↓

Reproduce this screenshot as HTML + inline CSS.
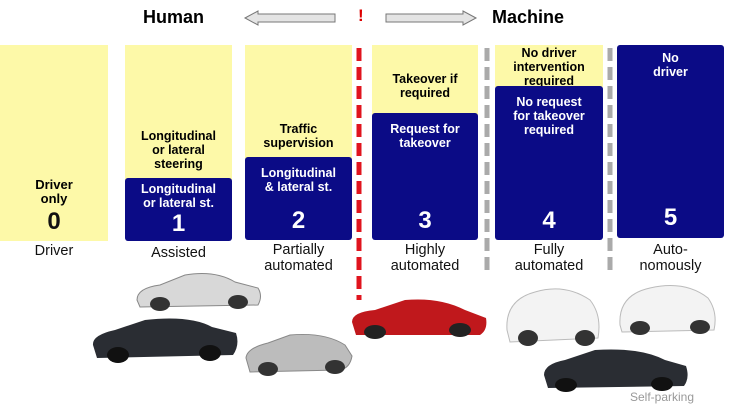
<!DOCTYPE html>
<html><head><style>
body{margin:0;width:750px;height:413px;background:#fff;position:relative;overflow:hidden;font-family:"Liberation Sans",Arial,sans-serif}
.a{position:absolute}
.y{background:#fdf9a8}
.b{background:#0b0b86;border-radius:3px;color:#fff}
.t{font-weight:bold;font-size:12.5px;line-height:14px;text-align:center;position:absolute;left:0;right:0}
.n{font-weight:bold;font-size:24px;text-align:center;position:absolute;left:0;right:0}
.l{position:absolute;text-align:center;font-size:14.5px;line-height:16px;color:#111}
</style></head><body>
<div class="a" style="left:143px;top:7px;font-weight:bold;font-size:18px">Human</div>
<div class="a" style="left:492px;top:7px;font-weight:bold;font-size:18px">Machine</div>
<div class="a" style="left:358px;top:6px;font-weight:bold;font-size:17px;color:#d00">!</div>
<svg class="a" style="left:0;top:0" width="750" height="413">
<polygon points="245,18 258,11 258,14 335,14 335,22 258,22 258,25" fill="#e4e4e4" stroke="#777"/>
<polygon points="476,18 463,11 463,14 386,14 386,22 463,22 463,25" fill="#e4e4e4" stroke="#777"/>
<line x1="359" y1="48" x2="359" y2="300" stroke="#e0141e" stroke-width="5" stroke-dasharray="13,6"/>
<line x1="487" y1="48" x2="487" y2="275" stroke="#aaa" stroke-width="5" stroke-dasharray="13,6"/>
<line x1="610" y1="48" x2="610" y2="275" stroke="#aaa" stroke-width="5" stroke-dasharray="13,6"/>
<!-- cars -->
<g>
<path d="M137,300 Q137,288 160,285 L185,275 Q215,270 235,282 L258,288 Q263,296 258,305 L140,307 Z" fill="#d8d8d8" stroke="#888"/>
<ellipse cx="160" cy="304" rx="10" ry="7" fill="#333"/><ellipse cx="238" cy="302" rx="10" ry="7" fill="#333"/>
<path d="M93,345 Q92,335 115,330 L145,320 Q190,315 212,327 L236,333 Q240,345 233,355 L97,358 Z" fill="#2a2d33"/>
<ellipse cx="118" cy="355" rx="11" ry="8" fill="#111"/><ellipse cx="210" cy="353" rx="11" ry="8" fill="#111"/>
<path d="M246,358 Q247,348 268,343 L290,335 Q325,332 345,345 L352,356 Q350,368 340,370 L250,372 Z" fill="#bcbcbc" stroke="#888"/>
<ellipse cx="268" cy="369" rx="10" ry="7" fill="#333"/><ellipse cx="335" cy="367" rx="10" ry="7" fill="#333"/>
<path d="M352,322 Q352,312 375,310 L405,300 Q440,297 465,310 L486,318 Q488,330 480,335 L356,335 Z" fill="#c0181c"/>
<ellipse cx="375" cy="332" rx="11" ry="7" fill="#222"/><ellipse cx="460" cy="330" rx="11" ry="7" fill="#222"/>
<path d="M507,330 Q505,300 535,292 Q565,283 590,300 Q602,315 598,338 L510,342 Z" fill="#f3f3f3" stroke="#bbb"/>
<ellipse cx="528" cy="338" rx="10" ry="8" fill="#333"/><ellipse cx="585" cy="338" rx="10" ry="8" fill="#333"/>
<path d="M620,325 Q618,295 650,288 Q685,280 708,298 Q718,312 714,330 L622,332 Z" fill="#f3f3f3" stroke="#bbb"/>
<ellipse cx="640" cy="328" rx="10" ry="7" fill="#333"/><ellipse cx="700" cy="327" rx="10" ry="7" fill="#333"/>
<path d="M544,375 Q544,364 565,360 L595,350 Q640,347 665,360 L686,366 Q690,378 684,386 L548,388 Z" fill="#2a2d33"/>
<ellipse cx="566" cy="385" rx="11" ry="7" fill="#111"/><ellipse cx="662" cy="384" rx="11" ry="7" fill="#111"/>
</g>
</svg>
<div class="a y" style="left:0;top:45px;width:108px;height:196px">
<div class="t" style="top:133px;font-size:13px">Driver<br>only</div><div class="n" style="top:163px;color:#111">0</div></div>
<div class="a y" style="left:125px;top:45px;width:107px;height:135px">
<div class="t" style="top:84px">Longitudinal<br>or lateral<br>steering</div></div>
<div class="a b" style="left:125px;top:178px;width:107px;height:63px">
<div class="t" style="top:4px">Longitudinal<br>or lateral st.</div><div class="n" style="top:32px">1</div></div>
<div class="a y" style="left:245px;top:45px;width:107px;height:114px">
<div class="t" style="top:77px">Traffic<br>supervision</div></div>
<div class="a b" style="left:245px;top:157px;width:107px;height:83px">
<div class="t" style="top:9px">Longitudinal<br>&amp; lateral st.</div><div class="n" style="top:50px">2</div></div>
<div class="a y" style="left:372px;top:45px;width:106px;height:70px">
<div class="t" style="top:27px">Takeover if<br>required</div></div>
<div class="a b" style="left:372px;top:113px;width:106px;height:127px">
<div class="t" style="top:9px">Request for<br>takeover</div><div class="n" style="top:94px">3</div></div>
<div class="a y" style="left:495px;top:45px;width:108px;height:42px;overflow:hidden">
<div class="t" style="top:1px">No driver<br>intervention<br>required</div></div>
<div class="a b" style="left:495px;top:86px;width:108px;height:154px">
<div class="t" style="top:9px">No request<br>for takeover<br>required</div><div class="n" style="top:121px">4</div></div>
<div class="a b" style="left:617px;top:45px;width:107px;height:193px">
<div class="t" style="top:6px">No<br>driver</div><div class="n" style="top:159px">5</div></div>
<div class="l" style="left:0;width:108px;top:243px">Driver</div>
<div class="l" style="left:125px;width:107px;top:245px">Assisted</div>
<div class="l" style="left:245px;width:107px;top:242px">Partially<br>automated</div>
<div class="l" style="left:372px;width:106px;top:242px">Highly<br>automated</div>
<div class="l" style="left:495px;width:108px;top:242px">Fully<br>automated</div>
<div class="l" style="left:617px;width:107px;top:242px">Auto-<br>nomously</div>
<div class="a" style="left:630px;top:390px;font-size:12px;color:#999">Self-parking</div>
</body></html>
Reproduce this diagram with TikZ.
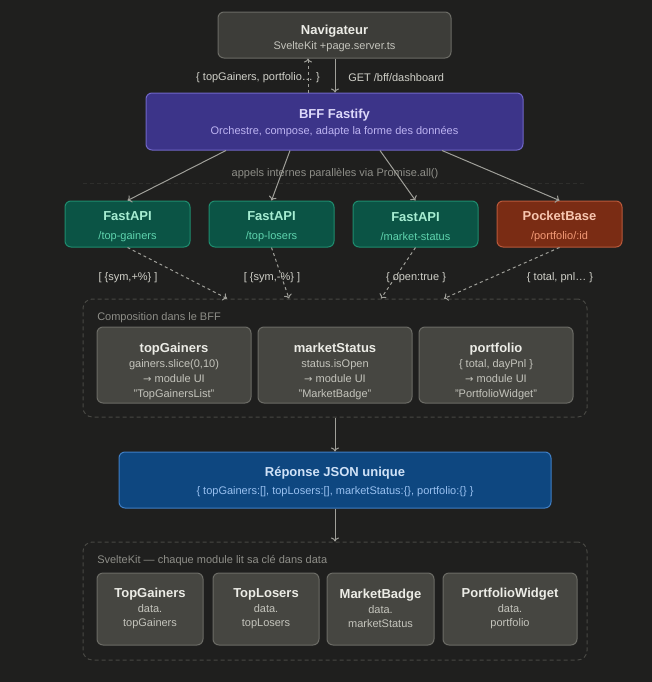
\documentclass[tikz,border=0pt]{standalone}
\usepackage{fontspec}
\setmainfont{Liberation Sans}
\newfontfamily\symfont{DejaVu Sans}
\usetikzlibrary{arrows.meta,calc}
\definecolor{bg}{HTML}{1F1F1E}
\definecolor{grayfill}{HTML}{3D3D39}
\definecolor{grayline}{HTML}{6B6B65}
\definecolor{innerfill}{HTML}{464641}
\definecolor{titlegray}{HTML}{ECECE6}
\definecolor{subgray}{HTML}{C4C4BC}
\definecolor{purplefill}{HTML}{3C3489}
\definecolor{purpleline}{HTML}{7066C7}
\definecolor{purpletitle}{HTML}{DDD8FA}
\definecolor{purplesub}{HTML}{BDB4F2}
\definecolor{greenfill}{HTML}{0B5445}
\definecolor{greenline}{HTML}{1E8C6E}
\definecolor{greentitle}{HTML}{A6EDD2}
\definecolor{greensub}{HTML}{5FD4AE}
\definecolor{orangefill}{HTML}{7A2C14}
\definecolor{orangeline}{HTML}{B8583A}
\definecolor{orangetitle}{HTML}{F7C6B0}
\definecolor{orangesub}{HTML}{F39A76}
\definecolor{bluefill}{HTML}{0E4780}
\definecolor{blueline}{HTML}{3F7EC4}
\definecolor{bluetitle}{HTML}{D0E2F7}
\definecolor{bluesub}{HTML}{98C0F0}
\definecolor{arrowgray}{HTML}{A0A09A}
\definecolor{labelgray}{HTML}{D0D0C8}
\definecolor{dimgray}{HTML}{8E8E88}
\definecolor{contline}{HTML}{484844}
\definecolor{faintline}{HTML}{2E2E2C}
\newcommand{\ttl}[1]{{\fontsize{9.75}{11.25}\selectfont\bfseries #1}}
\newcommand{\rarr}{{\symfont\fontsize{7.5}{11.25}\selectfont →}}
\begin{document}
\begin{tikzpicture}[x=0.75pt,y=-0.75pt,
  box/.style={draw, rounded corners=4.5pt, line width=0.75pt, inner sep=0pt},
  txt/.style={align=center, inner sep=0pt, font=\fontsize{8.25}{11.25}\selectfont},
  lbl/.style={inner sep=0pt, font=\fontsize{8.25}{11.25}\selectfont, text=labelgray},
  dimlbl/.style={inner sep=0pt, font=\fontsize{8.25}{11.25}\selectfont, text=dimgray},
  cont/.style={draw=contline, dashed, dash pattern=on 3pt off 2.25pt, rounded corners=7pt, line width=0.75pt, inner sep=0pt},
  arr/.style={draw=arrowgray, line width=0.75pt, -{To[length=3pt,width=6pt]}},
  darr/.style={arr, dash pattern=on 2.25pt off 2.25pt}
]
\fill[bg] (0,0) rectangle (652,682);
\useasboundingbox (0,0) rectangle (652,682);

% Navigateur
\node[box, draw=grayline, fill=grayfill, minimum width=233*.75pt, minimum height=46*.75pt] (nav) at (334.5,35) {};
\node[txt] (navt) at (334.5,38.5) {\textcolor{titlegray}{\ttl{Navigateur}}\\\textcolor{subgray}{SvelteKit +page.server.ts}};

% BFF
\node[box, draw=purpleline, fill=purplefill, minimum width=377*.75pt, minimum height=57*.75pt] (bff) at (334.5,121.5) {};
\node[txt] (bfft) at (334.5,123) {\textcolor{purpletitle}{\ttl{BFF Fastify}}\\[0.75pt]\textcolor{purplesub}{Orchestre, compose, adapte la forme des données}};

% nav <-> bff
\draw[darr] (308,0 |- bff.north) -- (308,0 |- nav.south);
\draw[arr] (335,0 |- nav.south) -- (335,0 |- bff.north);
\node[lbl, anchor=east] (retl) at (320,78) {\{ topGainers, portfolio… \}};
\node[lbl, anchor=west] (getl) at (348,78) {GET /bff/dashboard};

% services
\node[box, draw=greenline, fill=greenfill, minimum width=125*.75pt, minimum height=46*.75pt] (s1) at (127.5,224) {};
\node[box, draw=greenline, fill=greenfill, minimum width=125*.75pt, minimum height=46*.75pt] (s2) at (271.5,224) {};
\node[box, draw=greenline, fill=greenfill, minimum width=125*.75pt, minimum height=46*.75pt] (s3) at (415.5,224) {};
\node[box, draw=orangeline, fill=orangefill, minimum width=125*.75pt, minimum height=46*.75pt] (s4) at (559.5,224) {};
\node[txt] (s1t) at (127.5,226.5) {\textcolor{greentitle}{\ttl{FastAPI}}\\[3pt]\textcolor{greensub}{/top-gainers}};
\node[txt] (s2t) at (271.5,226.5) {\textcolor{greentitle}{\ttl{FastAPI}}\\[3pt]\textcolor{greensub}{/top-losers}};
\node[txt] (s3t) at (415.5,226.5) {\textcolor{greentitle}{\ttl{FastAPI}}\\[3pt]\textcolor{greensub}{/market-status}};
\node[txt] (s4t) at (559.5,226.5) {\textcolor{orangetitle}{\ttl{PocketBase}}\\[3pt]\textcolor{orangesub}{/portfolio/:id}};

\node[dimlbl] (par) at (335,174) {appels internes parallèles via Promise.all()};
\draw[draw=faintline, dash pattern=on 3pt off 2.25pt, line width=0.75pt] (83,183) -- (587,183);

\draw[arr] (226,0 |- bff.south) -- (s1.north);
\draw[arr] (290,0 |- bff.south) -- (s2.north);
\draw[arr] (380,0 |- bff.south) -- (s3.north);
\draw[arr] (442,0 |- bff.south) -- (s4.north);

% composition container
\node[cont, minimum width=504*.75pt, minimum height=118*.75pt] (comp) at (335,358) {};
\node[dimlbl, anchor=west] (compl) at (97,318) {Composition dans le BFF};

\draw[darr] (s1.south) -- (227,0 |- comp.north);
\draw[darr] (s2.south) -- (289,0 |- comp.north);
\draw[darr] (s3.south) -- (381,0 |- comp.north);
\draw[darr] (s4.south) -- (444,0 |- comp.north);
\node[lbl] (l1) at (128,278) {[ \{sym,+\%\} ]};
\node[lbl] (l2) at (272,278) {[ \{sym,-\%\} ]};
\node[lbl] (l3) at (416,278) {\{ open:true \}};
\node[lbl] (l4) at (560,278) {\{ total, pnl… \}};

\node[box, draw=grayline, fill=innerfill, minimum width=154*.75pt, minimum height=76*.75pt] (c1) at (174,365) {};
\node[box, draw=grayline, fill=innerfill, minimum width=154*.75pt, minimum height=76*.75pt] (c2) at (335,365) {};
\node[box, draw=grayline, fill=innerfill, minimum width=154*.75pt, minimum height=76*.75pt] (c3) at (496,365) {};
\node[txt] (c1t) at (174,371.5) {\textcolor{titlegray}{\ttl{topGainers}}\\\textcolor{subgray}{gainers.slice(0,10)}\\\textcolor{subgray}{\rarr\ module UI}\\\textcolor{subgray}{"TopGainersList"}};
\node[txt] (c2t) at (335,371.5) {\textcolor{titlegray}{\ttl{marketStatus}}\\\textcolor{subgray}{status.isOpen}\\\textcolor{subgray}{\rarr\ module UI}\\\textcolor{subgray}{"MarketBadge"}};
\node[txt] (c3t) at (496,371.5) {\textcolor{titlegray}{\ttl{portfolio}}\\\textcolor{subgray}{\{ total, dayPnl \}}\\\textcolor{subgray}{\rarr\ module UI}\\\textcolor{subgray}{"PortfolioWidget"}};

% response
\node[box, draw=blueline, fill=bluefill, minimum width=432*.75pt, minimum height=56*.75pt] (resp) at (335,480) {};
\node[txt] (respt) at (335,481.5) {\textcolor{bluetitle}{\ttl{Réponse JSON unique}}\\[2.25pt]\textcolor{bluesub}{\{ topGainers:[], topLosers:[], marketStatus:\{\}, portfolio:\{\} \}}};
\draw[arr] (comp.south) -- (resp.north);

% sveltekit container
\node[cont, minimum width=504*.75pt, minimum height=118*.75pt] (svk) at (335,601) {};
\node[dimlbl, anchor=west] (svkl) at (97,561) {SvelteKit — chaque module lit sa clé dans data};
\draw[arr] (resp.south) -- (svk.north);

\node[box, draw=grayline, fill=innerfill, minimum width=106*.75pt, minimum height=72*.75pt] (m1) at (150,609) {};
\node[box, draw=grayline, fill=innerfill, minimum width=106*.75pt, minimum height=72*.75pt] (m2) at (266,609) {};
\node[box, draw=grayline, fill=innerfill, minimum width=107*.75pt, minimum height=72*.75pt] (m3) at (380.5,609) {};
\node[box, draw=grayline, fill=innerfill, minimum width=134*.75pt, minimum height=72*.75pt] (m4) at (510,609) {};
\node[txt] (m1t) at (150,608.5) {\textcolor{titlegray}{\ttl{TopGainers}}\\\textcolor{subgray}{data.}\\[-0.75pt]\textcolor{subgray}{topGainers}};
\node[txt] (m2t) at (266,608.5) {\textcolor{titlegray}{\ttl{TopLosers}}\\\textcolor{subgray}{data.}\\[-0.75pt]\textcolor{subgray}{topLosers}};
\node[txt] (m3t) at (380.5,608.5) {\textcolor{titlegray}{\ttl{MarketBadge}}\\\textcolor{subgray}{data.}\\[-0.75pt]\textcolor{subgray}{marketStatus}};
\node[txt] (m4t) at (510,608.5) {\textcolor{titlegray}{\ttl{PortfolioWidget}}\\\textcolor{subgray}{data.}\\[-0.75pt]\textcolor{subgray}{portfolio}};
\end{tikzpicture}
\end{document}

↑

> **Task directions**: Using the listing above, locate the lines that hold "Reproduce" and copy each one.

> **Final answer**:
Reproduce this screenshot as HTML + inline CSS.
Reproduce this diagram with TikZ.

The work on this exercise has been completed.